Ben treina cavalos de corrida para o inescrupuloso Palmer (David Morse), administrador dos puro-sangues de um príncipe árabe residente na cidade. No único dia em que o pai aceita levar a filha para a pista, Ben sente que a vencedora Sonya não está se sentindo bem. Sugere poupá-la. Palmer exige que a fêmea corra. No meio da competição Sonya cai, arrebenta uma pata dianteira. Não há salvação para ela. Diante da filha, Ben se nega a sacrificar Sonya. Perde o emprego e compra o animal condenado.
Não é difícil imaginar o que vem depois disso - mesmo porque as marcas são evidentes. O título em inglês, Dreamer: Inspired by a True Story, já indica que vem superação por aí (história real só vira filme se for história de vitória ou lição de moral). Sonya, Ben logo explica à filha, enquanto luta pela vida da fêmea em recuperação, é abreviação de soñador. Dream, sonhos, sonhar, serão, a partir daí, as palavra que mais se repetem na película. Porque sonho todo mundo tem o seu, e nesse tipo de filme não fica um sem se realizar.
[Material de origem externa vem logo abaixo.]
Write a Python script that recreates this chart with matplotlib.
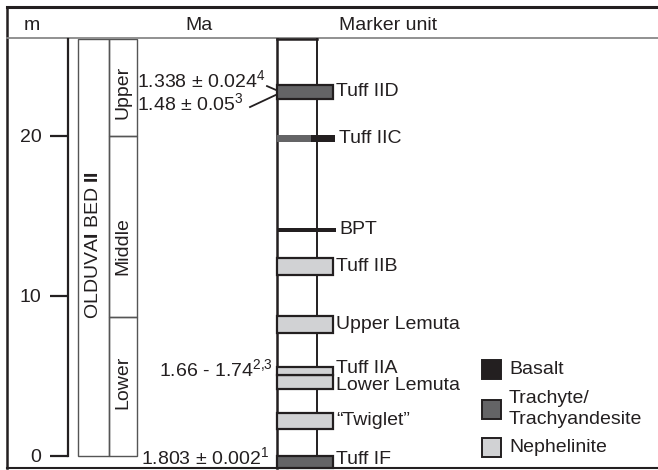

Certeza de vencer é o que falta, hoje, ao desacredito american way. E ver os desígnios de ricos árabes afetarem os destinos do Mundo de Marlboro não deixa de ser uma ponte irônica com a realidade. Que Ben e Cale invertam a lógica maquiavélica a certa altura do filme, quando mais precisam de dinheiro, é o que Sonhadora tem de mais subversivo. De resto, a lógica que vale é tão velha, arraigada na nostalgia americana, que chega a ser irreal: os filhos dos nossos campos nascem prontos, joguemos todas as economias em suas vontade, pois não há páreo para aqueles que sabem competir.
Como se disse, é filme ideal para um sábado à tarde. Não agride visualmente nem faz pensar demais. Qualquer ousadia no jeito de filmar ou qualquer personagem que escape demais ao estereótipo que lhe cabe já começa a inquietar a digestão. São os filmes mais perigoso, porém. Você dá aquele cochilo para acompanhar a avó e guarda, como memória, o plano aberto do sol poente, da menina loira montada, agarrada na crina sedosa, correndo precoce em direção a uma vida de conquistas. Mesmo dormindo, lhe ensinam a apostar - porque não há como perder - na terra da predestinação.